Tetchena Bellange says that following the Haitian earthquake, it was as if the world stopped for several days.

At the time of the cataclysmic event, the documentary film director’s aunt Josette, 71, was in Haiti, taking care of her son who had been ill. The family heard from her, then lost touch. “Watching the news, I felt like dying,” Bellange said. “It was awful, a feeling in your belly pinching everywhere. We couldn’t eat or sleep.” In an act of inspiration and desperation, she sent an email to everyone, individuals and any media she found on the Net, pleading for news of Tante Josette.

“The images seen on TV are terrifying, some powerful Haitian symbols just collapsed. Is it at last the end of the Haitian people’s suffering? I hope so with all my heart. And I do my best to believe that my aunt and her son are safe and sound. I stay near the phone in case they call.”

Tante Josette arrives safely in Montreal

After four days, CNN reporter Gary Tuchman called to tell Bellange that Tante Josette was with him. Tuchman was one of several people, including members of the media and the military, who guided Josette to safety, battling the crowds to get her through the embassy doors and taking her to Montreal on a Canadian military airplane.

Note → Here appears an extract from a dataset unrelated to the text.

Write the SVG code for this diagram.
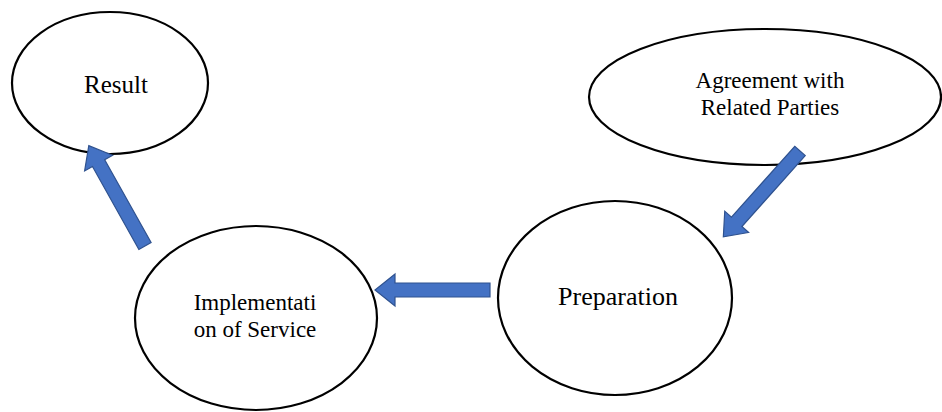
<svg xmlns="http://www.w3.org/2000/svg" width="942" height="412" viewBox="0 0 942 412">
<style>
.node{fill:#fff;stroke:#000;stroke-width:2.2}
text{font-family:'Liberation Serif','Times New Roman',serif;fill:#000;text-anchor:middle}
.arr{fill:#4472C4;stroke:#2F528F;stroke-width:1.2}
</style>
<defs>
<path id="ar" d="M0,-7 L95,-7 L95,-16 L115,0 L95,16 L95,7 L0,7 Z"/>
</defs>
<rect width="942" height="412" fill="#fff"/>
<g id="result"><ellipse class="node" cx="110" cy="83" rx="98" ry="71"/><text font-family="Liberation Serif, serif" x="116" y="93" font-size="25">Result</text></g>
<g id="agreement"><ellipse class="node" cx="765" cy="97" rx="176" ry="68"/><text font-family="Liberation Serif, serif" x="770" y="88" font-size="23">Agreement with</text><text font-family="Liberation Serif, serif" x="770" y="115" font-size="23">Related Parties</text></g>
<g id="implementation"><ellipse class="node" cx="256" cy="318" rx="121" ry="92"/><text font-family="Liberation Serif, serif" x="255" y="310" font-size="23">Implementati</text><text font-family="Liberation Serif, serif" x="255" y="337" font-size="23">on of Service</text></g>
<g id="preparation"><ellipse class="node" cx="615" cy="298" rx="117" ry="97"/><text font-family="Liberation Serif, serif" x="618" y="305" font-size="26">Preparation</text></g>
<g id="connectors">
<use href="#ar" class="arr" transform="translate(145,246) rotate(-119.25)"/>
<use href="#ar" class="arr" transform="translate(490,290) rotate(180)"/>
<use href="#ar" class="arr" transform="translate(800,151) rotate(131.8)"/>
</g>
</svg>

“It was heartbreaking – at first, when the CNN reporter and the Canadian army came to pick her up, she stayed. She didn’t want to leave her son. The following Monday, she had no choice but to go since her health was deteriorating.”

Josette is still reliving the horror, Bellange says. “It was a nightmare. She says she never saw anything like it before, surrounded by death everywhere. She says she still feels like the earth is moving beneath her.” Because she knew to stand in the doorframe of a house, Josette escaped death. “She went to the entrance, the more solid part of the house, made of metal. The house fell, but the door remained standing.”

Bellange describes the atmosphere at the Wyndham Airport Hotel, where refugees were taken when they arrived in Montreal, as surreal.

“People didn’t talk to each other. Everyone stayed with their own families and a weird silence took over. We were in a state of shock, except for kids, who were running everywhere. Some came off the plane in shorts and sandals and the Red Cross gave them blankets right away.”

Sun Youth is partnering with Red Cross and several other organizations to provide immediate relief to new arrivals.

“We’ve been at the airport since the beginning,” Sun Youth executive director Sid Stephens says. “We’ve helped more than 3,000 people. For some it’s a stopover before going to other cities, but they all come here first and we have to put them in a hotel and provide proper clothing.

“They’re very touched and emotionally drained,” he says. “There are kids – one- or two-week-old kids newly born – coming off the plane. It’s very sad, very heart breaking. Of all the fires and other tragedies we’ve covered, nothing comes close to this.”

While Sun Youth is appealing primarily to manufacturers for new clothing and supplies, individuals may help as well.

“We are in need of hygiene products, diapers, toothpaste, toothbrushes, sanitary napkins, toilet paper and other hygiene products, if individuals want to make a difference.”

Used coats may be dropped off at any Bellingham Cleaners, which, with Manteaux Manteaux, is collecting, sorting and dry-cleaning them. This is the beginning of a massive long-term relief effort, Bellange believes. “Some say it may take 25 years to rebuild.”

Everyone in the Haitian diaspora seems to have been affected, Bellange says.

“There are cousins we know are alive but lost everything. We know friends who are dead. Everybody knows of a story where people lost a whole family, where someone is dead or missing.”